De repente, Santos Luzardo y Doña Bárbara volvieron a adquirir actualidad. Pero seamos sinceros, en rigor, nunca la han perdido, porque la historia de nuestra república ha sido la de un inveterado duelo entre la barbarie y la civilización. Durante tantos años de vida republicana, uno aún se siente cabalgando entre “El Miedo” y “Altamira”.
Hoy los bárbaros son los amos del poder, pero la sociedad venezolana -en un arresto de civilidad asombroso- no ha abandonado las calles, ni el coraje, ni el deseo crucial de recuperar al país.
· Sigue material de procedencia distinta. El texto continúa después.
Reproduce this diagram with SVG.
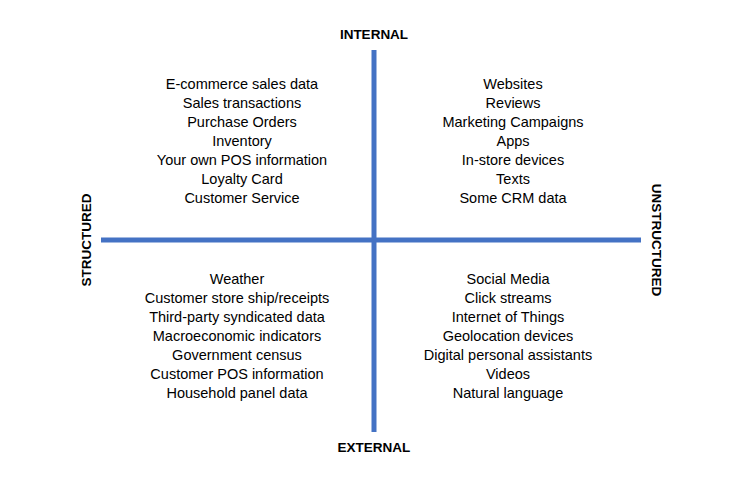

No sé cuántos episodios de dolor y crudeza aun nos toca soportar. No sé cuánto absurdo queda en la tinta del grotesco guionista que hoy escribe tantas torturas, tanta represión, tanta vileza y desatino. No sé si el G2 cubano tiene un contrato infinito con la revolución y somos los conejillos de indias de sus más peculiares estrategias. No sé cuánto de lo que pasa es una maniobra para hundirnos más o un desorden de episodios aislados que procuran el mismo fin, con más o menos desacierto. Solo sé que cuando terminemos de conquistar la democracia, y la dictadura abandone las mullidas poltronas del poder, estos días nunca serán olvidados. Esta inmensidad de días, esta eternidad de meses, estos larguísimos años, estarán mezclados con nuestra sangre y memoria, con nuestro pundonor y dignidad, y miraremos hacia atrás, donde quedará relegada entre escombros y moscas la pesadilla, y diremos que lo logramos, que a pesar de tanto, fuimos el definitivo triunfo de la civilización sobre la barbarie. Y la trágica guaricha que ha marcado nuestro sino como nación será solo eso, una novela fundamental, y no el arquetipo que nos define en nuestro anatema ancestral.
Habrá que decir de una vez por todas: Adiós, Doña Bárbara. Bienvenido, Santos Luzardo, santo y seña de la civilización.